Tourism minister urges sector to consider domestic guests

May 19, 2022

The minister said the local population can create a critical mass if given proper awareness and incentives, and charged the hotels and other hospitality players to respond accordingly

Tourism minister Martin Mugarra Bahinduka speaks during the launch of the Tourism Development Intervention Fund. Photo by Edward Kayiwa

Edward Kayiwa
Journalist @New Vision

The State Minister for Tourism, Martin Mugarra Bahinduka, has asked Ugandan tour operators and hoteliers to focus on capitalising the domestic market to sustain the sector, as the global economy slowly recovers. 

Bahinduka said it is counterproductive for sector players to focus on foreign guests, as hotel rooms and other facilities gather dust, yet the potential in local guests can be fully exploited to sustain the sector.  

He said since Uganda has a young population and a rising middle income, sector players should design packages that attract local tourists, because only then can sustainability of the sector be guaranteed, even in times of crises. 

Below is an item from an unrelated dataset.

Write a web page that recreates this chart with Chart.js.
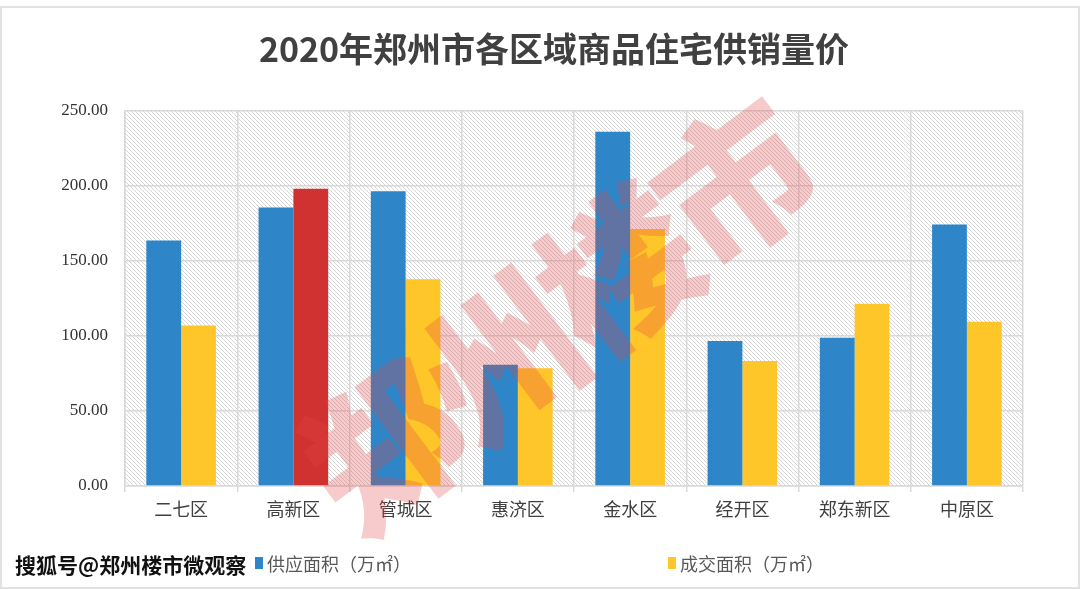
<!DOCTYPE html>
<html>
<head>
<meta charset="utf-8">
<script src="https://cdn.jsdelivr.net/npm/chart.js@4/dist/chart.umd.min.js"></script>
<style>
  body { margin: 0; background: #fff; }
  #wrap { position: relative; width: 1080px; height: 589px; overflow: hidden; }
  #frame { position: absolute; left: 0; top: 6px; width: 1080px; height: 583px; box-sizing: border-box; border: 2px solid #e2e2e2; pointer-events: none; }
  .lg { position: absolute; top: 551px; font: 18px "Noto Sans CJK SC"; color: #595959; line-height: 24px; }
  .lg i { position: absolute; left: -12px; top: 6px; width: 8px; height: 12px; }
  #stamp { position: absolute; left: 15px; top: 549px; font: bold 21px "Noto Sans CJK SC"; color: #111;
    text-shadow: -1px 0 #fff, 1px 0 #fff, 0 -1px #fff, 0 1px #fff; }
  #mark { position: absolute; left: 258px; top: 198px; font: 900 155px "Noto Sans CJK SC"; color: rgba(225, 70, 70, 0.28);
    transform: rotate(-37deg); transform-origin: center; white-space: nowrap; pointer-events: none; letter-spacing: -8px; }
</style>
</head>
<body>
<div id="wrap">
  <canvas id="chart" width="1080" height="589"></canvas>
  <div id="mark">郑州楼市</div>
  <div id="frame"></div>
  <div id="stamp">搜狐号@郑州楼市微观察</div>
  <div class="lg" style="left:267px"><i style="background:#2e86c8"></i>供应面积（万㎡）</div>
  <div class="lg" style="left:680px"><i style="background:#ffc629"></i>成交面积（万㎡）</div>
</div>
<script>
const districts = ['二七区', '高新区', '管城区', '惠济区', '金水区', '经开区', '郑东新区', '中原区'];
const supplyArea = [163.5, 185.5, 196.4, 80.8, 236.0, 96.6, 98.7, 174.3];
const salesArea = [106.9, 198.0, 137.8, 78.4, 171.2, 83.3, 121.5, 109.4];

const blue = '#2e86c8';
const yellow = '#ffc629';
const red = '#d03232';

// diagonal hatch behind the plot
function hatch() {
  const c = document.createElement('canvas');
  c.width = 4; c.height = 4;
  const g = c.getContext('2d');
  g.strokeStyle = '#d6d6d6';
  g.lineWidth = 1;
  g.beginPath();
  g.moveTo(-1, -1); g.lineTo(5, 5);
  g.moveTo(3, -1); g.lineTo(5, 1);
  g.moveTo(-1, 3); g.lineTo(1, 5);
  g.stroke();
  return g.createPattern(c, 'repeat');
}

const plotBg = {
  id: 'plotBg',
  beforeDraw(chart) {
    const { ctx, chartArea: a } = chart;
    ctx.save();
    ctx.fillStyle = hatch();
    ctx.fillRect(a.left, a.top, a.right - a.left, a.bottom - a.top);
    ctx.restore();
  }
};

new Chart(document.getElementById('chart'), {
  type: 'bar',
  data: {
    labels: districts,
    datasets: [
      { label: '供应面积（万㎡）', data: supplyArea, backgroundColor: blue },
      { label: '成交面积（万㎡）', data: salesArea,
        backgroundColor: salesArea.map((_, i) => i === 1 ? red : yellow) }
    ]
  },
  options: {
    responsive: false,
    animation: false,
    layout: { padding: { left: 28, right: 0, top: 0, bottom: 60 } },
    datasets: { bar: { categoryPercentage: 0.62, barPercentage: 1.0 } },
    plugins: {
      legend: { display: false },
      tooltip: { enabled: false },
      title: {
        display: true,
        text: '2020年郑州市各区域商品住宅供销量价',
        color: '#404040',
        font: { family: 'Noto Sans CJK SC', size: 34, weight: 'bold' },
        padding: { top: 29, bottom: 41 }
      }
    },
    scales: {
      x: {
        grid: { color: '#d9d9d9', lineWidth: 1.5, tickLength: 6 },
        border: { color: '#d9d9d9', width: 1.5 },
        ticks: { color: '#404040', padding: 6, font: { family: 'Noto Sans CJK SC', size: 18 } },
        afterFit: s => { s.height = 43; }
      },
      y: {
        min: 0, max: 250,
        ticks: { stepSize: 50, color: '#333333', padding: 17,
          font: { family: 'Liberation Serif', size: 17 },
          callback: v => v.toFixed(2) },
        grid: { color: '#d9d9d9', lineWidth: 1.5, drawTicks: false },
        border: { color: '#d9d9d9', width: 1.5 },
        afterFit: s => { s.width = 97; }
      },
      // empty right-hand spacer so the plot ends where the reference does
      yRight: {
        position: 'right',
        ticks: { display: false },
        grid: { drawOnChartArea: false, drawTicks: false },
        border: { display: false },
        afterFit: s => { s.width = 57; }
      }
    }
  },
  plugins: [plotBg]
});
</script>
</body>
</html>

“Our young population loves to have fun because they are young, and with some incentives, they can sustain the sector going forward,” he said. He was speaking during the launch of the second call of application for the Tourism Development Intervention Fund (TDIF), a grant attached to a loan, to enable the tourism sector soar through the hardship of COVID-19. 

Before the pandemic outbreak, tourism and hospitality was considered the biggest contributor to Uganda’s Gross Domestic Product (GDP) accounting for more than 7.75% and approximately 6.7% of total national employment. 

But as guests stayed away in compliance to the global lockdowns instituted as a measure to fight the spread of the pandemic, the sector performance greatly reclined to the end that hotel booking slid to 2% at the time, and recovery has been slow since then. 

Bahinduka said the local population can create a critical mass if given proper awareness and incentives, and charged the hotels and other hospitality players to respond accordingly. 

The TDIF seeks to stimulate businesses operating in the tourism sector, which has been heavily impacted by COVID-19 by providing a soft loan with flexible terms aligned to the current needs of the sector. 

It is intended to give operators access to working capital to fast track recovery post the Covid-19 devastating effects and support initiatives to become more environment friendly. 

The total facility is over Sh62 billion made up of Sh40 billion ring-fenced funds from UDB and complemented by a grant of Sh21.8 billion from the European Union. Under this facility, only customers that qualify for the loan will be eligible for the grant. 

UDB's Patricia Ojangole said the beneficiaries must be members of the hotel industry. Photo by Edward Kayiwa

UDB's Patricia Ojangole said the beneficiaries must be members of the hotel industry. Photo by Edward Kayiwa

According to Uganda Development Bank (UDB) executive director, Patricia Ojangole, the call to access the facility was first made in 2020, in which 90 applications were received, out of which 44 were successful. 

Ojangole said more applications are expected in the second call, now that the economy is in a much better place than it was in 2020. 

“The beneficiaries must be members of the hotel industry registered under AUTO. The money must also not be for expansion of infrastructure or refinancing loans. Maximum amount one can get is sh1b.” 

Carolyne Adriaensen, head of corporation, EU said the grant component in the facility is meant to bring down the interest on the loans down and make them affordable. 

She said the facility was developed in the spirit of corporation between the EU, Uganda government, UDB and other partners to ensure it benefits the beneficiaries. 

“Today, activity in the sector is slowly returning and the new call seeks to help the sector players recover. The second call has been designed to in close consultation with stakeholders,” she said.